Tout ce qui est solidarité directe diminue. L’humanisme est un propos convenu. On délègue avec des excuses, valables ou non, la solidarité à l’administration car les couples travaillent et ne disposent plus de temps pour assister les leurs : maisons de retraites, aides à domicile pour les handicapés… et quelques visites avec des canistrelli. Bref, peu à peu, dans une civilisation de plus en plus individualiste et consumériste, le cercle de la solidarité familiale se rétrécit et il y a perte de lien affectif, le lien à la terre n’est plus que celui du propriétaire sans partage, la terre une simple marchandise. Chacun pour soit ? Et le diable pour tous ?

 

Le civisme du plus grand nombre (il y aura toujours des délinquants), nécessaire à la démocratie, cède le pas à l’art de ne pas se faire prendre…

De bonne ou de mauvaise foi les grands principes servent d’arguments pour justifier une situation ou la faire croire acceptable au nom du réalisme.
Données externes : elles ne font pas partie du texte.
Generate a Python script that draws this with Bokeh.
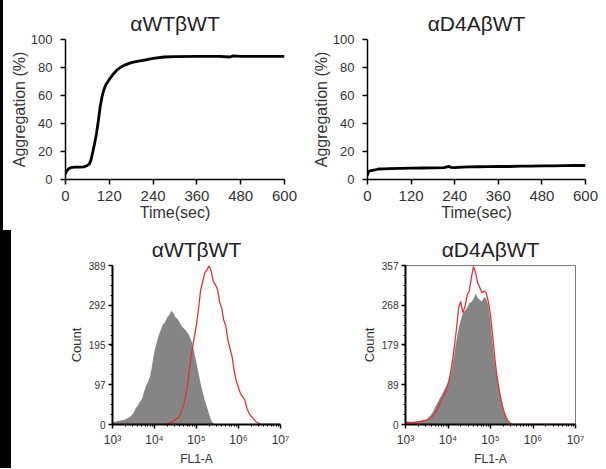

Pour les associations de défense de l’environnement on a dénoncé un totalitarisme de khmers verts, puis l’immobilisme et le non développement économique.

Après le Jardin de l’Empereur et Siscu, on fustigera la xénophobie voire le racisme, on prêchera les vertus du vivre ensemble et ainsi de suite…

La réalité est simplement pleine de contradictions à surmonter avec des pièges à éviter. Défendre une idée démocratiquement quel qu’elle soit, liberté de penser et de s’exprimer sans aucune contrainte, oui.

 

Les flux migratoires ne sont pas une idée mais une réalité qui ne fait que se mondialiser. Ils posen des problèmes concrets et différents selon les territoires, les populations, leur démographie, leur économie, leurs cultures, leurs langues qui ont des conséquences pas uniquement positives. Il y a des endroits où l’économie a besoin de main d’œuvre dans l’intérêt de tous, du moins pour un temps.

Les USA attiraient par des offres alléchantes les chercheurs scientifiques tout en cherchant à filtrer les émigrés fuyant la misère ou les conflits. Une sorte d’immigration choisie faite pour les intérêts de l’État américain sans rhétorique humaniste. L’afflux des émigrants du sud amène Trump à vouloir construire un « rideau de fer » américain.

Le volume et le rythme de l’émigration bousculent les sociétés les mieux établies. Le problème est difficile à traiter et les données sont différentes d’un pays à l’autre et il existe pour un même pays des solutions en partie différentes.

Elles sont à discuter démocratiquement avec comme limite de ne pas verser vers moins d’humanité.

 

Corse, attaché à ma terre, prêt à accueillir mais pas à subir.

Devenant une simple marchandise, elle m’échappe et je ne suis plus corse, plus rien. Je suis fier, plein du meilleur qu’elle a mis en moi et je me démène pour qu’il en soit de même pour mes enfants. Je rêve qu’elle puisse être un exemple de citoyenneté, de fraternité, d’humanité, de démocratie.

Je me sens antiraciste, je trouve indécent qu’on puisse me prêter le moindre sentiment de xénophobie ou de discrimination.

Mon particularisme de petit Peuple me permet de comprendre celui des autres et de mieux saisir le dénominateur de la commune condition, celle de l’homme sur terre.

Je suis un nationaliste corse pour défendre le droit de survie d’un Peuple menacé de disparition, pour empêcher une injustice.